Land verliert durch Steuerhinterziehung jährlich bis zu 20 Milliarden Euro

Die griechischen Fahnder müssen nun zu klären versuchen, woher die Gelder auf den Schweizer Konten ihrer Landsleute stammten und ob sie versteuert waren. Es geht um Guthaben von bis zu 55 Millionen Euro im Einzelfall. Unter dem Strich summieren sich die Gelder auf 3,9 Milliarden Euro. Die grassierende Steuerhinterziehung und die Kapitalflucht gelten als wesentliche Ursachen der griechischen Schuldenkrise. Jährlich verliert das Land nach Angaben von Vize-Finanzminister Tryfon Alexiadis durch Steuerhinterziehung und Schmuggel 15 bis 20 Milliarden Euro. Das wäre rund ein Drittel der tatsächlichen Steuereinnahmen.

Doch die Arbeit der Steuerfahnder ist mühsam, auch weil es an qualifiziertem Personal fehlt. Aktuell laufen 38.000 Ermittlungen gegen rund 1,3 Millionen verdächtige Firmen und Privatleute. Die Borjans-Liste ist nicht die einzige Sammlung mit den Daten mutmaßlicher Steuersünder. Schon im Oktober 2010 erhielt der damalige griechische Finanzminister Giorgos Papakonstantinou die Lagarde-Liste – so genannt nach der seinerzeitigen französischen Amtskollegin Christine Lagarde. Sie übergab dem Griechen die CD mit den Datensätzen von 2062 griechischen Privatpersonen und Firmen, die Konten bei der Genfer Niederlassung der Großbank HSBC unterhielten. Französische Steuerfahnder hatten die Daten dem HSBC-Mitarbeiter Hervé Falciani abgekauft, der deswegen jetzt von einem Schweizer Gericht in Abwesenheit zu fünf Jahren Gefängnis verurteilt wurde.
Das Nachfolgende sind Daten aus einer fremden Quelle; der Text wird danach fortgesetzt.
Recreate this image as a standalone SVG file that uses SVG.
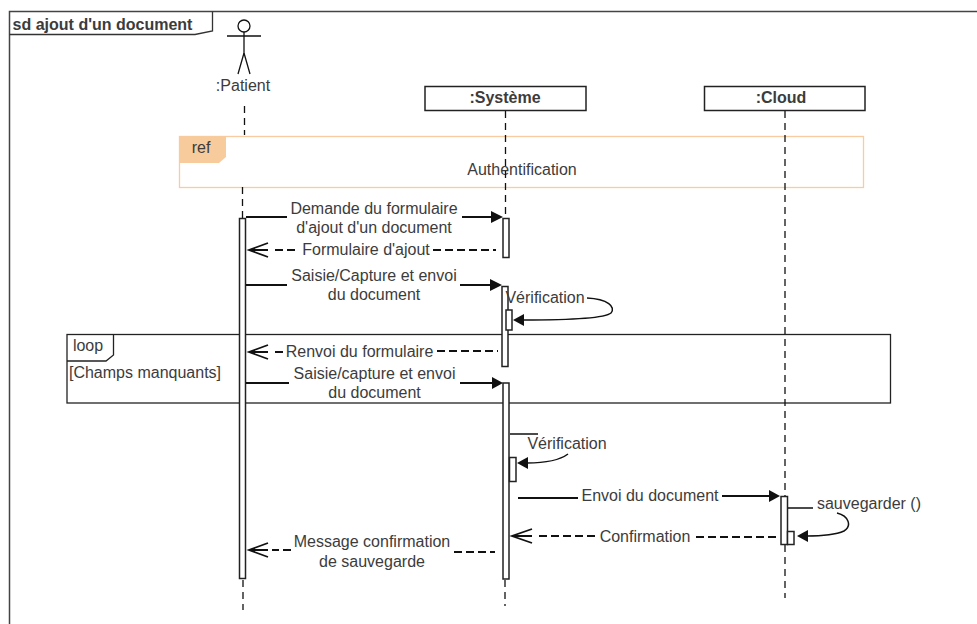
<svg xmlns="http://www.w3.org/2000/svg" width="977" height="624" viewBox="0 0 977 624">
<style>
text{font-family:"Liberation Sans",Arial,sans-serif;font-size:16px;fill:#3c3c3c;text-anchor:middle}
.t{font-weight:bold}
.l{fill:none;stroke:#111;stroke-width:1.5}
.s{fill:none;stroke:#111;stroke-width:2}
.d{fill:none;stroke:#111;stroke-width:2;stroke-dasharray:8 4}
.ll{fill:none;stroke:#111;stroke-width:1.3;stroke-dasharray:7 5}
.b{fill:#fff;stroke:#222;stroke-width:1.5}
.o{fill:none;stroke:#111;stroke-width:1.8}
.h{fill:#111}
</style>
<rect width="977" height="624" fill="#fff"/>
<g id="frame">
<path d="M9.500 624V11.500H977" fill="none" stroke="#444" stroke-width="1.500"/>
<path d="M9.500 34.500H195L212.500 31V11.500" fill="none" stroke="#333" stroke-width="1.300"/>
<text class="t" x="102.500" y="30">sd ajout d'un document</text>
</g>
<g id="ref">
<rect x="179.500" y="136.500" width="684" height="51" fill="#fff" stroke="#f8cca0" stroke-width="1.300"/>
<path d="M179 136H226V157L219 163H179Z" fill="#f8cb9c"/>
<text x="201" y="153">ref</text>
<text x="522" y="175">Authentification</text>
</g>
<g id="loop">
<rect x="67" y="334.500" width="823.500" height="68.500" fill="none" stroke="#222" stroke-width="1.300"/>
<path d="M67 361H106L113.500 355V334.500" fill="none" stroke="#222" stroke-width="1.300"/>
<text x="88" y="351">loop</text>
<text x="145" y="378">[Champs manquants]</text>
</g>
<g id="lifelines">
<path class="ll" d="M244.500 106V135M242.500 187V218M243 580V610"/>
<path class="ll" d="M505.500 111V218M505 580V606"/>
<path class="ll" d="M785 111V496M785 545V598"/>
</g>
<g id="patient">
<circle cx="244" cy="26" r="6" fill="#fff" stroke="#111" stroke-width="1.300"/>
<path d="M244 32V53M227 36H261M244 53L238 74M244 53L250 74" fill="none" stroke="#111" stroke-width="1.300"/>
<text x="243" y="91">:Patient</text>
</g>
<g id="systeme">
<rect class="b" x="425" y="86.500" width="161" height="24"/>
<text class="t" x="505" y="103">:Système</text>
</g>
<g id="cloud">
<rect class="b" x="704.500" y="86.500" width="160.500" height="24"/>
<text class="t" x="781" y="103">:Cloud</text>
</g>
<g id="activations">
<rect class="b" x="239.500" y="218.500" width="6" height="360"/>
<rect class="b" x="503" y="218.500" width="6" height="39"/>
<rect class="b" x="502" y="286.500" width="6" height="80"/>
<rect class="b" x="506" y="310" width="6" height="20"/>
<rect class="b" x="503" y="383" width="6" height="196"/>
<rect class="b" x="509.500" y="457.500" width="6.500" height="24"/>
<rect class="b" x="781" y="496.500" width="6.500" height="48"/>
<rect class="b" x="787.500" y="531.500" width="6.500" height="13"/>
</g>
<g id="connectors">
<path class="s" d="M246 217H287M462 217H492"/><path class="h" d="M491 211L503 217L491 223Z"/>
<path class="d" d="M433 250H496M295 250H272"/><path class="o" d="M268 250H250M268 243L249 250L268 257"/>
<path class="s" d="M246 285H287M460 285H491"/><path class="h" d="M490 279L502 285L490 291Z"/>
<path class="l" d="M587 298C608 299 616 307 611 313C604 319 560 320 523 320"/><path class="h" d="M524 314L513 320L524 326Z"/>
<path class="d" d="M437 351H498M283 352H272"/><path class="o" d="M268 352H250M268 345L249 352L268 359"/>
<path class="s" d="M246 383H289M460 383H492"/><path class="h" d="M492 377L503 383L492 389Z"/>
<path class="l" d="M510 434H538M568 454C560 460 545 463 527 463"/><path class="h" d="M528 457L517 463L528 469Z"/>
<path class="s" d="M518 498H578M722 496H770"/><path class="h" d="M769 490L780 496L769 502Z"/>
<path class="l" d="M788 508H813M837 513C849 516 852 526 844 531C835 535 820 536 806 536"/><path class="h" d="M808 530L797 536L808 542Z"/>
<path class="d" d="M696 537H780M595 536H536"/><path class="o" d="M532 536H513M532 529L512 536L532 543"/>
<path class="d" d="M454 552H495M291 550H272"/><path class="o" d="M268 550H250M268 543L249 550L268 557"/>
</g>
<g id="labels">
<text x="374" y="214">Demande du formulaire</text>
<text x="374" y="233">d'ajout d'un document</text>
<text x="366" y="255">Formulaire d'ajout</text>
<text x="374" y="281">Saisie/Capture et envoi</text>
<text x="374" y="300">du document</text>
<text x="545" y="303">Vérification</text>
<text x="359.500" y="357">Renvoi du formulaire</text>
<text x="374.500" y="379">Saisie/capture et envoi</text>
<text x="374.500" y="398">du document</text>
<text x="567" y="449">Vérification</text>
<text x="650" y="501">Envoi du document</text>
<text x="869" y="509">sauvegarder ()</text>
<text x="645" y="542">Confirmation</text>
<text x="372" y="547">Message confirmation</text>
<text x="372" y="567">de sauvegarde</text>
</g>
</svg>
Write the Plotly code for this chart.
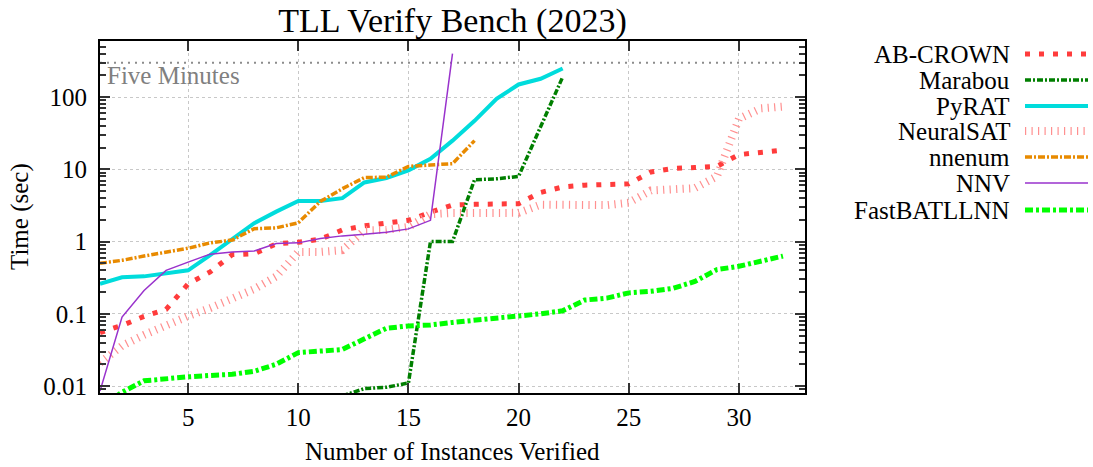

Verdächtige hatten Verbindungen zu griechischen Politikern

Die griechische Seite zeigte allerdings anfangs keinen großen Eifer bei der Aufarbeitung der Liste. Die Datensammlung verschwand für lange Zeit im Finanzministerium. Als sie in einer Kopie wieder auftauchte, fehlten drei Namen auf der Liste – es handelte sich um Angehörige von Finanzminister Papakonstantinou. Der Politiker wurde im März wegen Urkundenfälschung zu einem Jahr Haft auf Bewährung verurteilt. Von den 2062 Kontoinhabern der Lagarde-Liste wurden bisher insgesamt erst 136 abschließend geprüft. Der Ertrag für den Fiskus: gerade mal 80 Millionen Euro.
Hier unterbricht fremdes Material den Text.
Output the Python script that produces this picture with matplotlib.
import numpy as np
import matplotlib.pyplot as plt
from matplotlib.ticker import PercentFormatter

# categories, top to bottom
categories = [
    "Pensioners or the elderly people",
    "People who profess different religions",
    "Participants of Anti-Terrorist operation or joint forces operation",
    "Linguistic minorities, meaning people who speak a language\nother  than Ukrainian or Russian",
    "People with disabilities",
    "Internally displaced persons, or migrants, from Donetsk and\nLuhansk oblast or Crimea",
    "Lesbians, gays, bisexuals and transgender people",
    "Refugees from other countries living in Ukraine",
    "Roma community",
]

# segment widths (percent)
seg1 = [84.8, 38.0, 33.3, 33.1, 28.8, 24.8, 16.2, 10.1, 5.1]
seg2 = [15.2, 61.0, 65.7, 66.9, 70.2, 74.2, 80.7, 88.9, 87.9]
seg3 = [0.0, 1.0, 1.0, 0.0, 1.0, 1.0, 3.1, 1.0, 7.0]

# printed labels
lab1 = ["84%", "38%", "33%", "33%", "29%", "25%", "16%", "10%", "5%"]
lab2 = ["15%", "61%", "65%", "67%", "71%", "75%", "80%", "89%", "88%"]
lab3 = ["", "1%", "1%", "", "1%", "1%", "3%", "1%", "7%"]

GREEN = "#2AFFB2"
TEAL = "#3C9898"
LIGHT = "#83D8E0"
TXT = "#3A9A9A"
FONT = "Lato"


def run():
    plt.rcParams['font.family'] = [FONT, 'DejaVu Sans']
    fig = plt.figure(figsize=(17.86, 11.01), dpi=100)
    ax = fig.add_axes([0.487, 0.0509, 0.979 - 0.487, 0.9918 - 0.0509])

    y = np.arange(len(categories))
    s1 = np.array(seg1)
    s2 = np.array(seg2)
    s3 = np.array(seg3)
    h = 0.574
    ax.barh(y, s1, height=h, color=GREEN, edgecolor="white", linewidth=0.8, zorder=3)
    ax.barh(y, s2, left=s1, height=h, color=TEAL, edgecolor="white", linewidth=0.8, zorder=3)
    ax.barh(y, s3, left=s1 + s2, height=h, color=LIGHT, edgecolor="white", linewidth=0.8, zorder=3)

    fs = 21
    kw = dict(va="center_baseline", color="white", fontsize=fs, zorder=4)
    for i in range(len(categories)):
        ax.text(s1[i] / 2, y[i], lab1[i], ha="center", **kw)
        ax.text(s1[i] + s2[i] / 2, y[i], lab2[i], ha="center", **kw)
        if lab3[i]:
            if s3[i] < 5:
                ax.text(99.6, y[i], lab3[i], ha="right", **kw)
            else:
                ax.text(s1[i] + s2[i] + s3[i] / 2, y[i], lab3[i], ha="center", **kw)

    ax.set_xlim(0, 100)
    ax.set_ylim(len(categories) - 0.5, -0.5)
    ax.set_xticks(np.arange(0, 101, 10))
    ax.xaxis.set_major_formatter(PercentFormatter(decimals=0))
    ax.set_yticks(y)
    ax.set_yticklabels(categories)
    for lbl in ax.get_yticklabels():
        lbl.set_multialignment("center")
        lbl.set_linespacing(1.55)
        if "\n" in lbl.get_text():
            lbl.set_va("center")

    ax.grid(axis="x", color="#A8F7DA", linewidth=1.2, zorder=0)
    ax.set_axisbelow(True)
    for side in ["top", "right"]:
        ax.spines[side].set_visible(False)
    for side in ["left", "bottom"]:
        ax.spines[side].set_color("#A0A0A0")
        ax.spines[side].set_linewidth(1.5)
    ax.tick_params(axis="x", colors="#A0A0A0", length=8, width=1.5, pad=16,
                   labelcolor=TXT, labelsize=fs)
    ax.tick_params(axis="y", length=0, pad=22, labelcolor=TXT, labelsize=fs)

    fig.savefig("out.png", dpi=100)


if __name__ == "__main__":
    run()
Den Griechen liegen zwei weitere Listen mit Kontoinhabern in Luxemburg und Liechtenstein vor. Auch hier haben die Ermittlungen bisher aber wenig ergeben. Eine weitere Liste enthält die Namen von 306 Griechen, die während der Krise größeren Immobilienbesitz in Großbritannien erwarben. Gegen 32 von ihnen wird ermittelt, um festzustellen, ob die Käufe mit Schwarzgeld getätigt wurden. Außerdem beschäftigen sich die griechischen Steuerfahnder mit den Datensätzen von 54.246 einheimischen Bankkunden, die in den Krisenjahren 2009 bis 2012 Beträge von mehr als 100.000 Euro ins Ausland überwiesen haben. Unter dem Strich geht es um Überweisungen von 22,2 Milliarden Euro. Bis zum Mai dieses Jahres – neuere Angaben gibt es noch nicht – wurden 588 Fälle untersucht, weitere 1500 warten noch auf Prüfung.